Blips, drips, and strips are punched in to the samplers, fed back on to themselves several times, looped, and then the drumming starts. Slamming a rhythm over the catchy synths and layering vocals on top of that, the various effects and layers are fed in and out of the stream to create an amazing and dynamic performance. And even though there is clear direction to the tracks, there is an improvisational feel to each song's creation that suggests each performance is different.

The middle song of the short support set is even introduced as an entirely improvised affair, which shows the skills and communication between G and Ed. They know what they can do, what the other is doing, and combine to form a greater whole. I have not been as excited by new music in a long while. Having recently wondered what new direction contemporary music can take, AK/DK show me what I can only believe is the new wave: synths and drums and noise and space.

Headliners Fujiya & Miyagi have a tough act to follow. It helps that AK/DK's Ed is their new drummer, plus that they have four albums of top-notch material to draw on. I bump in to guitarist David Best at the merch stand (are you Fujiya, I ask, 'Actually, I'm Miyagi'), who jokingly says they are going to be playing a kind of Fujiya & Miyagi greatest hits set, sprinkling in songs from latest album Artificial Sweeteners, and lets slip that both instrumentals from the new album will be played when saying that Cassettesingle won't feature. Sounds good to me.

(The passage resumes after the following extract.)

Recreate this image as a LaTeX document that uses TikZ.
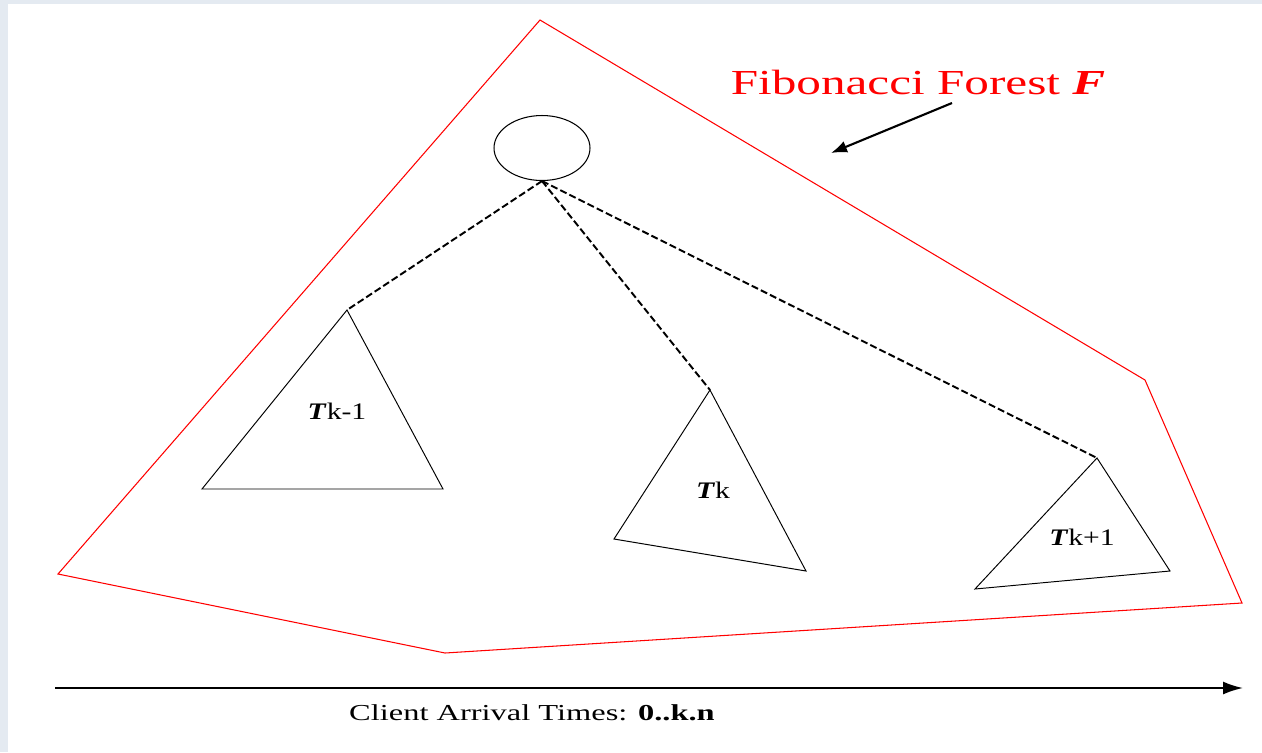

It sounds even better when Fujiya & Miyagi get on stage and start playing. They have a serious groove that they can lay down seemingly effortlessly, which they couple with some mesmerising projections behind them. As promised, old songs are mixed with new, across all four albums, and they each manage to have distinct character whilst retaining their individuality. It's a solid set that never wavers, the new material standing strong, and an enjoyable gig from start-to-finish.